Рядом с Чурилой пригорюнился еще один обитатель тюремный. Этот — красного петуха пущал на всю деревню родимую, когда стала она для него пуще ворога лютого. Было время, что вились его кудерки, вились-завивались, да пришла на кудри черная невзгода, сбрили с головы его красу светло-русую и повели в город во солдаты. Из города парень убег; осеннею ночью на деревню вернулся, стукнул под окошко, брякнул во колечко: «Пустите, родимые, сына — обогреться!» Не пустил батюшка — бурмистра испужался; не покрыла матушка — хозяина побоялась. «Ты ж гори огнем, батюшкино подворье, пропадай пропадом, матушкина светлица!» И пошел мытариться по белу свету, разные виды на себя принимал, пока не изымали в городе Петербурге.
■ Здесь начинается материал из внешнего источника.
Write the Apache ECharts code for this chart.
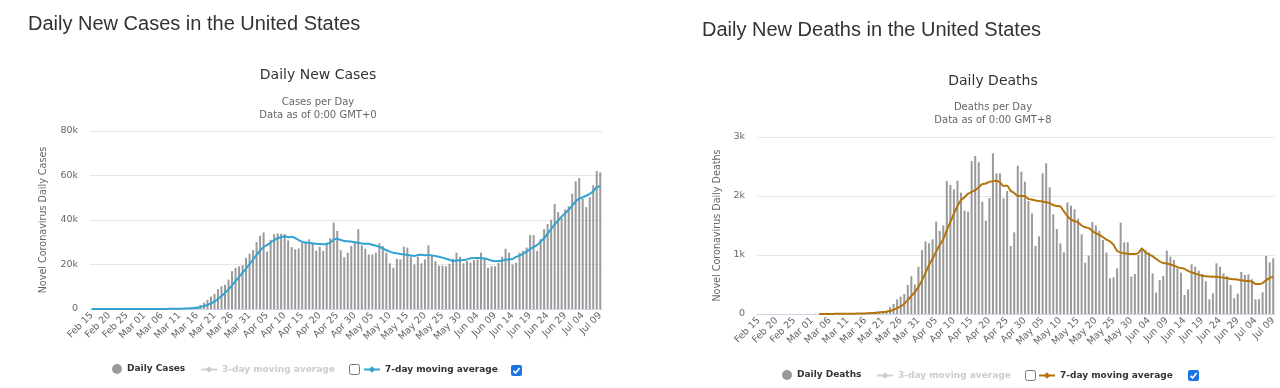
<!DOCTYPE html>
<html><head><meta charset="utf-8">
<script src="https://cdn.jsdelivr.net/npm/echarts@6/dist/echarts.min.js"></script>
<style>html,body{margin:0;padding:0;background:#fff;}#c{width:1280px;height:388px;}</style>
</head><body><div id="c"></div>
<script>
const dates = ["Feb 15","Feb 16","Feb 17","Feb 18","Feb 19","Feb 20","Feb 21","Feb 22","Feb 23","Feb 24","Feb 25","Feb 26","Feb 27","Feb 28","Feb 29",
"Mar 01","Mar 02","Mar 03","Mar 04","Mar 05","Mar 06","Mar 07","Mar 08","Mar 09","Mar 10","Mar 11","Mar 12","Mar 13","Mar 14","Mar 15","Mar 16","Mar 17","Mar 18","Mar 19","Mar 20","Mar 21","Mar 22","Mar 23","Mar 24","Mar 25","Mar 26","Mar 27","Mar 28","Mar 29","Mar 30","Mar 31",
"Apr 01","Apr 02","Apr 03","Apr 04","Apr 05","Apr 06","Apr 07","Apr 08","Apr 09","Apr 10","Apr 11","Apr 12","Apr 13","Apr 14","Apr 15","Apr 16","Apr 17","Apr 18","Apr 19","Apr 20","Apr 21","Apr 22","Apr 23","Apr 24","Apr 25","Apr 26","Apr 27","Apr 28","Apr 29","Apr 30",
"May 01","May 02","May 03","May 04","May 05","May 06","May 07","May 08","May 09","May 10","May 11","May 12","May 13","May 14","May 15","May 16","May 17","May 18","May 19","May 20","May 21","May 22","May 23","May 24","May 25","May 26","May 27","May 28","May 29","May 30","May 31",
"Jun 01","Jun 02","Jun 03","Jun 04","Jun 05","Jun 06","Jun 07","Jun 08","Jun 09","Jun 10","Jun 11","Jun 12","Jun 13","Jun 14","Jun 15","Jun 16","Jun 17","Jun 18","Jun 19","Jun 20","Jun 21","Jun 22","Jun 23","Jun 24","Jun 25","Jun 26","Jun 27","Jun 28","Jun 29","Jun 30",
"Jul 01","Jul 02","Jul 03","Jul 04","Jul 05","Jul 06","Jul 07","Jul 08","Jul 09"];

const dailyCases = [0,0,0,0,0,0,1,1,0,0,0,3,1,6,6,
8,23,24,28,77,59,97,118,171,284,287,388,511,637,759,1059,
1800,2900,4100,5600,6800,8900,10200,10900,13200,17000,18500,19200,19700,23000,24800,26500,30100,32900,34400,25800,31100,33600,34000,33800,33700,30800,27800,26800,27200,30000,29800,31300,29500,26200,28000,26100,29800,31800,
38900,35100,26400,23300,25300,28300,30100,35900,28600,27100,24500,24500,25300,29500,28300,25300,20500,18500,22600,22300,28000,27600,23500,20000,23500,20500,22300,28600,24100,21500,19500,19500,19200,20300,22600,25300,23500,20500,21500,20800,22000,22300,25300,23000,18500,19200,19200,20800,23500,27100,25300,20000,20800,25300,26100,27600,33200,33200,26100,31400,35900,38200,40100,47300,43500,40800,44700,46200,51800,57400,58900,49500,45800,50300,55600,62000,61400];

const casesAvg7 = [0,0,0,0,0,0,0,1,1,1,1,1,1,2,2,
6,9,12,15,25,33,46,61,79,113,145,189,243,320,400,520,
900,1300,1800,2500,3400,4500,5800,7200,8800,10600,12500,14400,16300,18200,20200,22200,24300,26300,27900,28700,29900,30900,31800,32400,32600,32300,32500,31900,31000,30300,29900,29700,29500,29300,29200,29100,29200,29900,
31200,31600,31000,30600,30400,30300,30000,29700,29400,29300,29300,28900,28500,28000,27200,26400,25800,25300,25000,24700,24500,24300,24000,23800,24300,24400,24200,24300,24100,23800,23500,23100,22600,22100,21600,21800,21900,22000,22300,22800,22900,22900,22900,22700,22300,21800,21500,21600,21700,22200,22300,22500,23400,24000,24900,25800,26900,27800,28800,30300,31800,33900,35900,38000,39700,41500,43100,44600,46500,48300,49600,50200,50900,51700,52900,54800,55200];

const dailyDeaths = [0,0,0,0,0,0,0,0,0,0,0,0,0,0,1,
1,5,1,4,1,2,3,4,4,5,8,8,10,10,12,17,20,30,40,45,50,56,115,170,249,294,339,492,640,500,802,1085,1230,1200,1266,1565,1410,1500,
2254,2187,2113,2260,2057,1752,1735,2594,2678,2571,1904,1582,1966,2723,
2384,2384,1960,2085,1153,1384,2514,2413,2243,1915,1706,1153,1316,2384,2554,2147,1689,1441,1198,1045,1893,1836,1774,1616,1350,870,989,1559,1503,1412,1254,1040,605,621,774,1548,1215,1215,633,678,1000,1124,1085,1040,689,362,576,644,1074,972,915,774,701,322,418,842,802,735,678,554,249,350,859,802,689,644,492,266,345,712,661,672,588,249,249,367,983,876,944];

const deathsAvg7 = [null,null,null,null,null,null,null,null,null,null,null,null,null,null,null,null,null,
1,2,2,2,2,3,3,3,4,5,6,7,8,10,12,15,20,25,32,40,52,72,100,130,175,235,305,370,460,570,700,830,940,1060,1170,1270,1420,1560,1700,1830,1930,1980,2040,2070,2100,2150,2200,2210,2240,2250,2260,2230,2170,2175,2090,2050,2000,2000,2000,1950,1940,1925,1915,1905,1895,1880,1845,1831,1825,1740,1660,1600,1575,1550,1500,1470,1455,1410,1370,1340,1305,1260,1230,1170,1070,1045,1030,1020,1015,1017,1035,1110,1045,1010,980,935,890,865,855,840,820,795,778,765,730,705,685,665,648,640,634,633,633,625,616,605,593,590,585,568,565,560,548,510,508,525,575,610,633];

const casesTicks = [0, 20000, 40000, 60000, 80000];
const deathsTicks = [0, 1000, 2000, 3000];

const FONT = '"DejaVu Sans", "Lucida Grande", sans-serif';
const AXLBL = {color:'#666', fontFamily:FONT, fontSize:9.5};
const CASE_BLUE = '#31a3d1';
const DEATH_BROWN = '#b5730c';
const BAR_GRAY = '#9a9a9a';

function txt(text, x, y, size, color, weight, family, align) {
  return {type:'text', silent:true, style:{text:text, x:x, y:y, fill:color,
    font:(weight||'normal') + ' ' + size + 'px ' + (family||FONT),
    align: align||'center', verticalAlign:'middle', textAlign: align||'center', textVerticalAlign:'middle'}};
}
function checkbox(x, y, checked) {
  const els = [];
  if (checked) {
    els.push({type:'rect', silent:true, shape:{x:x, y:y, width:11, height:11, r:2}, style:{fill:'#1b74e4'}});
    els.push({type:'polyline', silent:true, shape:{points:[[x+2.5,y+5.8],[x+4.6,y+8],[x+8.6,y+3]]}, style:{stroke:'#fff', lineWidth:1.7, fill:null}});
  } else {
    els.push({type:'rect', silent:true, shape:{x:x+0.5, y:y+0.5, width:10, height:10, r:2}, style:{fill:'#fff', stroke:'#767676', lineWidth:1}});
  }
  return els;
}

const kFmt = v => v === 0 ? '0' : (v/1000) + 'k';

const legendBase = {orient:'horizontal', padding:0, itemGap:0, inactiveColor:'#cccccc',
  textStyle:{fontFamily:FONT, fontWeight:'bold', fontSize:9, color:'#333'},
  formatter: n => n.replace(' (deaths)', ''), selectedMode:false};

const chart = echarts.init(document.getElementById('c'), null, {renderer:'canvas'});
chart.setOption({
  animation:false,
  backgroundColor:'#fff',
  grid:[
    {left:90, top:131, width:512, height:178, outerBoundsMode:'none', containLabel:false},
    {left:757, top:137, width:518, height:177, outerBoundsMode:'none', containLabel:false}
  ],
  xAxis:[
    {type:'category', gridIndex:0, data:dates, boundaryGap:true,
     axisLine:{lineStyle:{color:'#ccd6eb'}}, axisTick:{show:false},
     axisLabel:Object.assign({interval:4, rotate:45, margin:5}, AXLBL)},
    {type:'category', gridIndex:1, data:dates, boundaryGap:true,
     axisLine:{lineStyle:{color:'#ccd6eb'}}, axisTick:{show:false},
     axisLabel:Object.assign({interval:4, rotate:45, margin:5}, AXLBL)}
  ],
  yAxis:[
    {type:'value', gridIndex:0, min:casesTicks[0], max:casesTicks[casesTicks.length-1], interval:casesTicks[1]-casesTicks[0],
     axisLine:{show:false}, axisTick:{show:false},
     splitLine:{lineStyle:{color:'#e6e6e6'}},
     axisLabel:Object.assign({formatter:kFmt, margin:12}, AXLBL),
     name:'Novel Coronavirus Daily Cases', nameLocation:'middle', nameGap:42, nameRotate:90,
     nameTextStyle:{color:'#666', fontFamily:FONT, fontSize:9.6}},
    {type:'value', gridIndex:1, min:deathsTicks[0], max:deathsTicks[deathsTicks.length-1], interval:deathsTicks[1]-deathsTicks[0],
     axisLine:{show:false}, axisTick:{show:false},
     splitLine:{lineStyle:{color:'#e6e6e6'}},
     axisLabel:Object.assign({formatter:kFmt, margin:12}, AXLBL),
     name:'Novel Coronavirus Daily Deaths', nameLocation:'middle', nameGap:35, nameRotate:90,
     nameTextStyle:{color:'#666', fontFamily:FONT, fontSize:9.6}}
  ],
  legend:[
    Object.assign({left:112, top:364, data:[{name:'Daily Cases', icon:'circle'}], itemWidth:10, itemHeight:10}, legendBase),
    Object.assign({left:200, top:365, data:['3-day moving average'], itemWidth:16, itemHeight:8, selected:{'3-day moving average':false}}, legendBase),
    Object.assign({left:363, top:365, data:['7-day moving average'], itemWidth:16, itemHeight:8}, legendBase),
    Object.assign({left:782, top:370, data:[{name:'Daily Deaths', icon:'circle'}], itemWidth:10, itemHeight:10}, legendBase),
    Object.assign({left:876, top:371, data:['3-day moving average (deaths)'], itemWidth:16, itemHeight:8, selected:{'3-day moving average (deaths)':false}}, legendBase),
    Object.assign({left:1038, top:371, data:['7-day moving average (deaths)'], itemWidth:16, itemHeight:8}, legendBase)
  ],
  series:[
    {name:'Daily Cases', type:'bar', xAxisIndex:0, yAxisIndex:0, data:dailyCases, barWidth:2,
     itemStyle:{color:BAR_GRAY}},
    {name:'3-day moving average', type:'line', xAxisIndex:0, yAxisIndex:0, data:[], color:'#cccccc', symbol:'diamond', symbolSize:6},
    {name:'7-day moving average', type:'line', xAxisIndex:0, yAxisIndex:0, data:casesAvg7, color:CASE_BLUE,
     lineStyle:{width:2, color:CASE_BLUE}, symbol:'diamond', symbolSize:6, showSymbol:false, smooth:0.2},
    {name:'Daily Deaths', type:'bar', xAxisIndex:1, yAxisIndex:1, data:dailyDeaths, barWidth:2,
     itemStyle:{color:BAR_GRAY}},
    {name:'3-day moving average (deaths)', type:'line', xAxisIndex:1, yAxisIndex:1, data:[], color:'#cccccc', symbol:'diamond', symbolSize:6},
    {name:'7-day moving average (deaths)', type:'line', xAxisIndex:1, yAxisIndex:1, data:deathsAvg7, color:DEATH_BROWN,
     lineStyle:{width:2, color:DEATH_BROWN}, symbol:'diamond', symbolSize:6, showSymbol:false, smooth:0.2, connectNulls:false}
  ],
  graphic:{elements:[].concat(
    [txt('Daily New Cases in the United States', 28, 24, 20, '#333', 'normal', '"Liberation Sans", Arial, sans-serif', 'left'),
     txt('Daily New Deaths in the United States', 702, 30, 20, '#333', 'normal', '"Liberation Sans", Arial, sans-serif', 'left'),
     txt('Daily New Cases', 318, 75, 14, '#333'),
     txt('Cases per Day', 318, 102, 10, '#666'),
     txt('Data as of 0:00 GMT+0', 318, 115, 10, '#666'),
     txt('Daily Deaths', 993, 81, 14, '#333'),
     txt('Deaths per Day', 993, 107, 10, '#666'),
     txt('Data as of 0:00 GMT+8', 993, 120, 10, '#666')],
    checkbox(349, 364, false), checkbox(511, 365, true),
    checkbox(1025, 370, false), checkbox(1188, 370, true)
  )}
});
</script></body></html>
Что-то думает он да гадает, про то знает одна голова его забубенная, а что наперед приключится и чем кончится — про то бог святой ведает.

Всякого народу в этой камере вдосталь, и есть представители многих родов преступления. Тут и святотатцы, и корчемники, и убогий мужичонко, что казенную сосенушку с казенного бору срубил, и покусители на самоубийство; сидят и за воровство большое, и за «угон скамеек», то есть лошадей, и за грабеж с разбоем; тут же и отцеубийца-раскольник, которого мать родная, старуха древняя, сама упросом-просила отвести ее в моленную и там порешить топором душу ее окаянную, многогрешную, чтобы через страсто-терпную кончину праведную мученический венец прияти. Сын так и исполнил матерний завет, да и сам помышлял о таком же блаженном конце через своего сына, как до старости доживет, а тут начальство, на грех, не сподобило: таскало, гоняло по разным судам и острогам, пока не попал, какими-то судьбами, в петербургский.

И на каждой из этих физиономий своя печать и своя дума — а дума одна: как бы вынырнуть из дела да из когтей острожных. Иные лица, впрочем, кроме полнейшей безразличной апатии, ничего не выражают; на других — животная тупость; иные же дышат таким добродушием и откровенностью, что невольно рождается вопрос: «Да уж полно, точно ли это преступник?» Но зато есть и такого сорта физиономии, на которых явно лежит печать отвержения. Приплюснутый сверху череп с сильным развитием задней его части на счет узкого, низкого и маленького лба, узкие же глаза исподлобья, широкие, вздутые ноздри, широкие скулы и крупно выдающиеся губы являются по большей части характерными признаками таких преступников. Это — преступники грубой, зверской силы и животных инстинктов — совершенный контраст с мошенниками и ворами городскими, цивилизованными, из которых если вы спросите любого: кто он таков? — то можете почти наверное услышать в ответ: «кронштадтский мещанин». Мне кажется, что больше трети петербургских мошенников называют себя кронштадтскими мещанами. Почему же у них такая особенная привязанность к Кронштадту, наверное не знаю, но чуть ли не оттого, что легка приписка в общество этого города. Контраст между физиономией плутяги-мошенника, то есть так называемого «мазурика», слишком легко заметен: у этого последнего умный, хитрый, уклончиво-бегающий и проницательный взгляд, который и всему лицу придает выражение пронырливого ума, изворотливой хитрости и сметки.